この対立の背景には、イランの核開発疑惑に対するイスラエルの強い警戒感があります。イスラエルは、イランが核兵器を持つことを絶対に容認しないという立場です。一方のイランも、イスラエルによる度重なる工作活動や要人暗殺への報復として、強硬な姿勢を崩していません。両国の対立は、宗教・宗派(シーア派 vs ユダヤ教)、大国の思惑(米国のイスラエル支援)、そして地域の覇権争いという、複数の歯車が最悪の形で噛み合ってしまった結果と言えるでしょう。
紅海をめぐるフーシ派の活動と世界経済への影響
紅海の出入り口、バブ・エル・マンデブ海峡。この海上交通の要衝で、イエメンのシーア派系武装組織フーシ派が、イスラエルに関連する船舶への攻撃を繰り返しています。
フーシ派は、ハマスとの連帯を大義名分に掲げていますが、彼らを裏で支援しているのはイランです。 この攻撃により、多くの海運会社が紅海を通過するスエズ運河ルートを避け、アフリカ南端の喜望峰を迂回するルートへの変更を余儀なくされました。
| スエズ運河ルート | 喜望峰ルート |
|---|---|
| アジアと欧州を結ぶ最短航路 | 航海日数が1〜2週間増加 |
| 世界の海上コンテナ輸送量の約30%が通過 | 輸送コスト、海上保険料が大幅に上昇 |
この結果、輸送日数の増加や海上運賃の高騰を招き、世界のサプライチェーンに大きな混乱が生じています。 日本も、エネルギー資源の多くを中東に依存し、欧州との貿易でスエズ運河を利用しているため、決して他人事ではありません。 一つの地域の紛争が、いかに世界経済全体に影響を及ぼすかを示す典型的な例と言えます。
サウジアラビアとイランの国交正常化とその先
対立のニュースばかりが目立つ中、希望の光もあります。それが、2023年に実現したサウジアラビアとイランの国交正常化です。 長年、中東の二大対立軸とされてきた両国が、中国の仲介で関係改善に踏み切ったことは、地政学上の大きな変化です。

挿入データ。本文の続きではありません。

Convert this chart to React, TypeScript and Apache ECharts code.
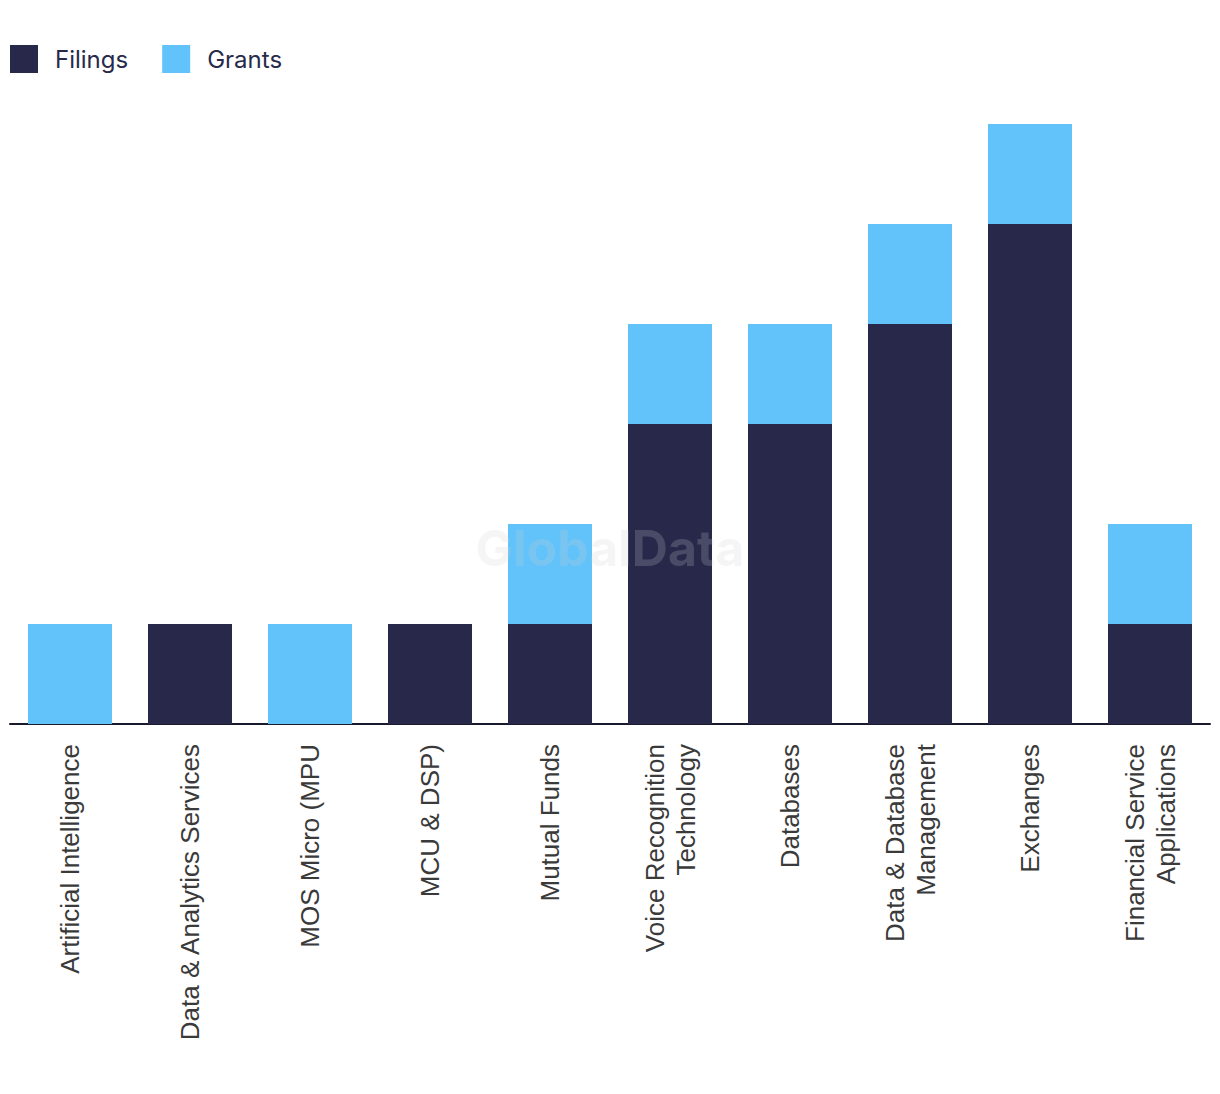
import React, { useEffect, useRef } from "react";
import * as echarts from "echarts";

const categories = [
  "Artificial Intelligence",
  "Data & Analytics Services",
  "MOS Micro (MPU",
  "MCU & DSP)",
  "Mutual Funds",
  "Voice Recognition\nTechnology",
  "Databases",
  "Data & Database\nManagement",
  "Exchanges",
  "Financial Service\nApplications",
];
const filings = [0, 1, 0, 1, 1, 3, 3, 4, 5, 1];
const grants = [1, 0, 1, 0, 1, 1, 1, 1, 1, 1];

export default function App() {
  const ref = useRef<HTMLDivElement>(null);
  useEffect(() => {
    document.body.style.margin = "0";
    const chart = echarts.init(ref.current!, null, { renderer: "svg" });
    chart.setOption({
      animation: false,
      backgroundColor: "#ffffff",
      legend: {
        left: 10,
        top: 45,
        padding: 0,
        itemWidth: 28,
        itemHeight: 28,
        itemGap: 34,
        icon: "rect",
        textStyle: {
          fontFamily: "Inter",
          fontSize: 24,
          color: "#272a4a",
          padding: [0, 0, 9, 12],
        },
        data: ["Filings", "Grants"],
      },
      grid: { left: 10, right: 10, top: 124, bottom: 370, containLabel: false },
      xAxis: {
        type: "category",
        data: categories,
        axisLine: { lineStyle: { color: "#1a1a2e", width: 2 } },
        axisTick: { show: false },
        axisLabel: {
          rotate: 90,
          interval: 0,
          margin: 20,
          fontFamily: "Liberation Sans",
          fontSize: 26,
          lineHeight: 31,
          color: "#3a3a3a",
        },
      },
      yAxis: {
        type: "value",
        min: 0,
        max: 6,
        interval: 1,
        show: false,
        splitLine: { show: false },
      },
      graphic: [
        {
          type: "text",
          x: 610,
          y: 548,
          z: 100,
          style: {
            text: "GlobalData",
            fontFamily: "Inter",
            fontWeight: "bold",
            fontSize: 50,
            fill: "rgba(207,207,207,0.21)",
            textAlign: "center",
            textVerticalAlign: "middle",
          },
        },
      ],
      series: [
        {
          name: "Filings",
          type: "bar",
          stack: "total",
          barWidth: 84,
          data: filings,
          itemStyle: { color: "#27284a" },
        },
        {
          name: "Grants",
          type: "bar",
          stack: "total",
          barWidth: 84,
          data: grants,
          itemStyle: { color: "#62c2fa" },
        },
      ],
    });
    return () => chart.dispose();
  }, []);
  return <div ref={ref} style={{ width: 1220, height: 1094 }} />;
}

この動きの背景には、石油依存からの脱却を目指すサウジアラビアが、経済改革に集中するために地域の安定を求めていることがあります。 また、長年の経済制裁に苦しむイラン側にも、国際的な孤立から脱したいという思惑がありました。
もちろん、これで両国間の根深い不信感がすべて解消されたわけではありません。 しかし、「対話」という選択肢が生まれたことは事実です。この動きが、イエメン内戦の終結など、地域の他の紛争解決にも良い影響を与えることが期待されています。宗教や宗派の対立も、国家の利益という現実的な判断の前では、乗り越えられる可能性があることを示唆しています。
まとめ:5つの鍵で、「中東情勢の複雑さ」は読み解ける!
この記事では、まるで絡み合ったパズルのような「中東情勢の複雑さ」を解き明かすため、5つの「鍵」を提示してきました。最後に、その要点を振り返ってみましょう。
もう、あなたは「中東のニュースは分からない」と諦める必要はありません。この5つの鍵を手にした今、ニュースの裏側でどの歯車がどう動いているのか、自分なりに分析できるようになったはずです。
世界で起きていることは、決して他人事ではありません。特にエネルギーの多くを中東に依存する日本にとって、この地域の安定は私たちの暮らしに直結しています。複雑だからと目を背けるのではなく、その「複雑さ」の構造を理解しようとすること。それこそが、変化の激しい時代を生き抜くための、私たち一人ひとりに求められる「知性」なのかもしれません。
さあ、明日からテレビやネットのニュースを見てみてください。きっと、これまでとは全く違う、深くて面白い世界が見えてくるはずです。